Intel veut placer un billion de transistors sur ses puces
Le fondeur veut faire mentir les prédictions du déclin de la loi de Moore, selon laquelle le nombre de transistors incorporés sur une puce de circuits intégrés double environ tous les deux ans. Intel a annoncé « des avancées en matière de recherche qui alimentent son pipeline d’innovation pour maintenir la loi de Moore sur la voie d’un milliard de transistors sur une solution, et ce dans la prochaine décennie ».

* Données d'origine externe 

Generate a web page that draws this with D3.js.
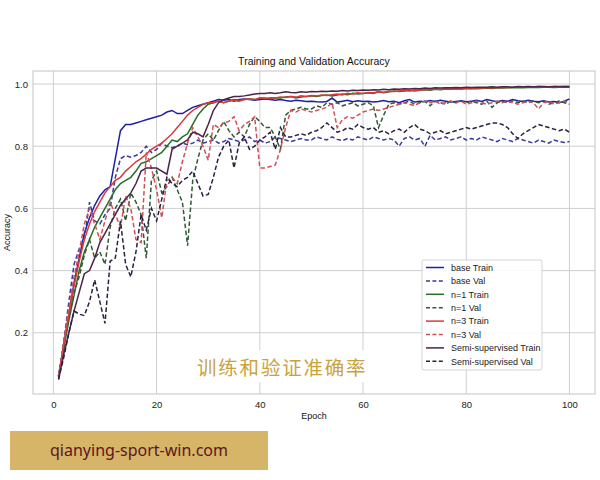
<!DOCTYPE html>
<html>
<head>
<meta charset="utf-8">
<script src="https://cdn.jsdelivr.net/npm/d3@7"></script>
<style>
  body { margin: 0; background: #fff; }
  svg text { font-family: "Liberation Sans", Arial, sans-serif; }
</style>
</head>
<body>
<div id="chart"></div>
<script>
// values, epochs 1..100
var epochs = d3.range(1, 101);

var baseTrain = [0.06,0.16,0.26,0.36,0.44,0.52,0.57,0.61,0.64,0.66, 0.67,0.76,0.85,0.87,0.87,0.875,0.88,0.885,0.89,0.895,
  0.90,0.91,0.915,0.905,0.905,0.915,0.925,0.93,0.935,0.94, 0.945,0.95,0.948,0.95,0.945,0.95,0.952,0.95,0.948,0.95,
  0.952,0.95,0.948,0.95,0.947,0.945,0.948,0.946,0.944,0.945, 0.943,0.942,0.944,0.955,0.942,0.945,0.948,0.943,0.946,0.944,
  0.945,0.942,0.944,0.947,0.943,0.945,0.94,0.946,0.95,0.942, 0.945,0.943,0.947,0.944,0.948,0.945,0.942,0.944,0.946,0.943,
  0.945,0.948,0.944,0.95,0.946,0.943,0.947,0.945,0.95,0.946, 0.944,0.948,0.945,0.943,0.946,0.942,0.944,0.94,0.945,0.952];

var baseVal = [0.06,0.17,0.30,0.42,0.47,0.50,0.62,0.56,0.55,0.58, 0.60,0.70,0.76,0.77,0.765,0.77,0.78,0.80,0.78,0.79,
  0.81,0.80,0.795,0.80,0.81,0.805,0.81,0.82,0.81,0.815, 0.82,0.81,0.815,0.825,0.82,0.815,0.82,0.83,0.815,0.82,
  0.81,0.815,0.83,0.825,0.82,0.815,0.82,0.825,0.82,0.82, 0.83,0.825,0.82,0.83,0.822,0.818,0.825,0.82,0.83,0.825,
  0.82,0.83,0.825,0.82,0.825,0.82,0.80,0.825,0.83,0.82, 0.825,0.80,0.835,0.82,0.825,0.83,0.82,0.825,0.83,0.82,
  0.825,0.82,0.83,0.825,0.82,0.815,0.825,0.82,0.815,0.825, 0.82,0.815,0.81,0.82,0.815,0.81,0.82,0.815,0.812,0.815];

var n1Train = [0.06,0.15,0.24,0.32,0.40,0.46,0.50,0.54,0.57,0.60, 0.63,0.66,0.68,0.69,0.70,0.72,0.745,0.75,0.76,0.77,
  0.78,0.80,0.82,0.815,0.83,0.84,0.87,0.90,0.92,0.935, 0.94,0.945,0.94,0.945,0.95,0.948,0.95,0.952,0.95,0.955,
  0.955,0.952,0.956,0.955,0.958,0.96,0.955,0.958,0.96,0.962, 0.96,0.963,0.965,0.962,0.965,0.968,0.966,0.97,0.968,0.97,
  0.972,0.97,0.975,0.972,0.975,0.978,0.976,0.978,0.98,0.978, 0.98,0.982,0.98,0.983,0.982,0.984,0.983,0.985,0.984,0.985,
  0.986,0.985,0.986,0.987,0.986,0.988,0.987,0.988,0.988,0.989, 0.988,0.989,0.99,0.989,0.99,0.99,0.989,0.99,0.99,0.99];

var n1Val = [0.06,0.15,0.25,0.33,0.38,0.45,0.50,0.44,0.46,0.42, 0.54,0.60,0.63,0.56,0.65,0.62,0.58,0.44,0.69,0.72,
  0.65,0.67,0.70,0.66,0.62,0.48,0.69,0.76,0.82,0.84, 0.82,0.85,0.88,0.85,0.83,0.845,0.83,0.87,0.895,0.88,
  0.86,0.86,0.83,0.79,0.90,0.915,0.92,0.925,0.92,0.92, 0.93,0.925,0.94,0.935,0.94,0.93,0.935,0.94,0.93,0.935,
  0.94,0.93,0.86,0.90,0.935,0.94,0.935,0.94,0.945,0.935, 0.94,0.945,0.93,0.945,0.94,0.935,0.945,0.94,0.945,0.94,
  0.945,0.94,0.935,0.945,0.925,0.94,0.945,0.94,0.945,0.94, 0.945,0.94,0.945,0.94,0.945,0.935,0.94,0.945,0.94,0.935];

var n3Train = [0.06,0.16,0.26,0.35,0.43,0.50,0.55,0.59,0.62,0.65, 0.67,0.69,0.70,0.72,0.735,0.75,0.76,0.775,0.79,0.80,
  0.81,0.825,0.84,0.86,0.88,0.90,0.915,0.925,0.935,0.94, 0.94,0.945,0.94,0.945,0.948,0.945,0.95,0.952,0.95,0.955,
  0.953,0.956,0.955,0.958,0.957,0.96,0.958,0.962,0.96,0.963, 0.962,0.965,0.963,0.966,0.968,0.965,0.97,0.968,0.972,0.97,
  0.973,0.972,0.975,0.974,0.977,0.976,0.978,0.98,0.978,0.981, 0.98,0.983,0.982,0.984,0.983,0.985,0.984,0.986,0.985,0.987,
  0.986,0.988,0.987,0.988,0.989,0.988,0.99,0.989,0.99,0.991, 0.99,0.991,0.99,0.992,0.991,0.99,0.992,0.991,0.992,0.992];

var n3Val = [0.06,0.17,0.28,0.38,0.46,0.55,0.60,0.55,0.50,0.56, 0.62,0.58,0.54,0.64,0.60,0.50,0.49,0.78,0.73,0.66,
  0.57,0.69,0.70,0.68,0.75,0.81,0.86,0.83,0.80,0.755, 0.87,0.86,0.875,0.88,0.895,0.85,0.87,0.88,0.895,0.73,
  0.73,0.735,0.74,0.79,0.86,0.915,0.91,0.92,0.915,0.91, 0.915,0.92,0.925,0.94,0.86,0.885,0.895,0.89,0.90,0.91,
  0.915,0.92,0.915,0.92,0.925,0.93,0.935,0.94,0.935,0.93, 0.94,0.945,0.94,0.945,0.935,0.94,0.945,0.94,0.945,0.935,
  0.94,0.945,0.94,0.935,0.94,0.945,0.94,0.945,0.94,0.935, 0.94,0.945,0.94,0.92,0.94,0.945,0.935,0.94,0.945,0.94];

var semiTrain = [0.05,0.13,0.20,0.27,0.33,0.39,0.40,0.44,0.49,0.52, 0.55,0.58,0.61,0.63,0.65,0.68,0.72,0.73,0.73,0.73,
  0.72,0.71,0.79,0.80,0.81,0.82,0.845,0.84,0.83,0.87, 0.915,0.94,0.95,0.955,0.96,0.96,0.962,0.965,0.968,0.97,
  0.97,0.972,0.97,0.972,0.975,0.973,0.972,0.975,0.974,0.976, 0.975,0.977,0.976,0.978,0.977,0.979,0.978,0.98,0.979,0.981,
  0.98,0.982,0.981,0.983,0.982,0.984,0.983,0.985,0.984,0.986, 0.985,0.987,0.986,0.988,0.987,0.988,0.988,0.989,0.988,0.99,
  0.989,0.99,0.99,0.99,0.991,0.99,0.991,0.991,0.99,0.992, 0.991,0.992,0.991,0.992,0.992,0.991,0.992,0.992,0.992,0.992];

var semiVal = [0.05,0.12,0.20,0.27,0.26,0.255,0.30,0.37,0.30,0.23, 0.43,0.44,0.56,0.42,0.38,0.46,0.58,0.53,0.60,0.56,
  0.63,0.70,0.68,0.67,0.69,0.70,0.72,0.68,0.64,0.645, 0.70,0.765,0.80,0.82,0.73,0.81,0.83,0.79,0.80,0.82,
  0.83,0.845,0.79,0.86,0.83,0.83,0.835,0.84,0.835,0.845, 0.85,0.86,0.875,0.86,0.845,0.85,0.86,0.855,0.87,0.86,
  0.855,0.86,0.845,0.85,0.84,0.85,0.855,0.845,0.86,0.87, 0.855,0.85,0.84,0.845,0.85,0.84,0.845,0.85,0.855,0.86,
  0.855,0.86,0.865,0.87,0.875,0.875,0.87,0.86,0.84,0.825, 0.84,0.85,0.86,0.87,0.865,0.86,0.855,0.85,0.855,0.845];

var seriesNames = ["base Train", "base Val", "n=1 Train", "n=1 Val", "n=3 Train", "n=3 Val", "Semi-supervised Train", "Semi-supervised Val"];
var seriesValues = [baseTrain, baseVal, n1Train, n1Val, n3Train, n3Val, semiTrain, semiVal];
var seriesColors = ["#1f1fa8", "#3a3aa0", "#237023", "#2f5a34", "#d83a3a", "#d05058", "#4b2448", "#2a2040"];

var xTicks = [0, 20, 40, 60, 80, 100];
var yTicks = [0.2, 0.4, 0.6, 0.8, 1.0];

var width = 600, height = 480;
// plot box in pixels ("top" would clash with window.top)
var plotLeft = 33, plotRight = 595, plotTop = 71, plotBottom = 394;

var svg = d3.select("#chart").append("svg")
  .attr("width", width)
  .attr("height", height);

var x = d3.scaleLinear().domain([-3.95, 104.95]).range([plotLeft, plotRight]);
var y = d3.scaleLinear().domain([0.003, 1.042]).range([plotBottom, plotTop]);

// grid
svg.append("g").selectAll("line").data(xTicks).join("line")
  .attr("x1", d => x(d)).attr("x2", d => x(d))
  .attr("y1", plotTop).attr("y2", plotBottom)
  .attr("stroke", "#cfcfcf").attr("stroke-width", 1);
svg.append("g").selectAll("line").data(yTicks).join("line")
  .attr("x1", plotLeft).attr("x2", plotRight)
  .attr("y1", d => y(d)).attr("y2", d => y(d))
  .attr("stroke", "#cfcfcf").attr("stroke-width", 1);

// frame
svg.append("rect")
  .attr("x", plotLeft).attr("y", plotTop)
  .attr("width", plotRight - plotLeft).attr("height", plotBottom - plotTop)
  .attr("fill", "none").attr("stroke", "#c4c4c4").attr("stroke-width", 1);

// axes, tick marks hidden like the whitegrid style
var xAxis = svg.append("g")
  .attr("transform", "translate(0," + plotBottom + ")")
  .call(d3.axisBottom(x).tickValues(xTicks).tickSize(0).tickPadding(7).tickFormat(d3.format("d")));
var yAxis = svg.append("g")
  .attr("transform", "translate(" + plotLeft + ",0)")
  .call(d3.axisLeft(y).tickValues(yTicks).tickSize(0).tickPadding(5).tickFormat(d3.format(".1f")));
[xAxis, yAxis].forEach(a => {
  a.select(".domain").remove();
  a.selectAll("text").attr("font-size", 9.5).attr("fill", "#222")
    .style("font-family", "'Liberation Sans', Arial, sans-serif");
});

// lines
var line = d3.line()
  .x((d, i) => x(epochs[i]))
  .y(d => y(d));

seriesValues.forEach((vals, i) => {
  svg.append("path")
    .datum(vals)
    .attr("d", line)
    .attr("fill", "none")
    .attr("stroke", seriesColors[i])
    .attr("stroke-width", 1.5)
    .attr("stroke-dasharray", i % 2 ? "4.5,2.5" : null);
});

// titles
svg.append("text")
  .attr("x", (plotLeft + plotRight) / 2).attr("y", 65)
  .attr("text-anchor", "middle").attr("font-size", 10.5).attr("fill", "#111")
  .text("Training and Validation Accuracy");
svg.append("text")
  .attr("x", (plotLeft + plotRight) / 2).attr("y", 419)
  .attr("text-anchor", "middle").attr("font-size", 9).attr("fill", "#111")
  .text("Epoch");
svg.append("text")
  .attr("transform", "translate(10," + ((plotTop + plotBottom) / 2) + ") rotate(-90)")
  .attr("text-anchor", "middle").attr("font-size", 9).attr("fill", "#111")
  .text("Accuracy");

// legend
var legend = svg.append("g").attr("transform", "translate(422,260)");
legend.append("rect")
  .attr("width", 120).attr("height", 110).attr("rx", 2)
  .attr("fill", "#fff").attr("fill-opacity", 0.9)
  .attr("stroke", "#d4d4d4");
seriesNames.forEach((name, i) => {
  var yy = 7.5 + i * 13.4;
  legend.append("line")
    .attr("x1", 4).attr("x2", 22).attr("y1", yy).attr("y2", yy)
    .attr("stroke", seriesColors[i]).attr("stroke-width", 1.5)
    .attr("stroke-dasharray", i % 2 ? "4,2.4" : null);
  legend.append("text")
    .attr("x", 29).attr("y", yy + 3.3)
    .attr("font-size", 9).attr("fill", "#222")
    .text(name);
});

// watermark caption over the plot
svg.append("rect")
  .attr("x", 191).attr("y", 350).attr("width", 181).attr("height", 32)
  .attr("fill", "#fff");
svg.append("text")
  .attr("x", 197).attr("y", 375)
  .attr("font-size", 19.5).attr("fill", "#c9a23c")
  .attr("letter-spacing", 1.8)
  .style("font-family", "'Noto Sans CJK SC', sans-serif")
  .text("训练和验证准确率");

// site banner at the bottom
svg.append("rect")
  .attr("x", 10).attr("y", 431).attr("width", 258).attr("height", 39)
  .attr("fill", "#d6b468");
svg.append("text")
  .attr("x", 139).attr("y", 456)
  .attr("text-anchor", "middle").attr("font-size", 16).attr("fill", "#5c1620")
  .style("font-family", "'Noto Sans', sans-serif")
  .text("qianying-sport-win.com");
</script>
</body>
</html>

Ses laboratoires voient notamment dans le packaging 3D la possibilité d’« améliorer la densité par un facteur dix ; de nouveaux matériaux pour la mise à l’échelle des transistors 2D au-delà du RibbonFET, de nouvelles possibilités en matière d’efficacité énergétique et de mémoire pour une informatique plus performante, et des avancées pour l’informatique quantique ». Soixante-quinze ans après l’invention du transistor, le fabricant américain veut tout simplement parvenir à en placer 1 000 milliards sur un nouveau matériau de seulement trois atomes d’épaisseur. Microns, nanomètres puis angströms : la porte vers la miniaturisation est loin d’être fermée.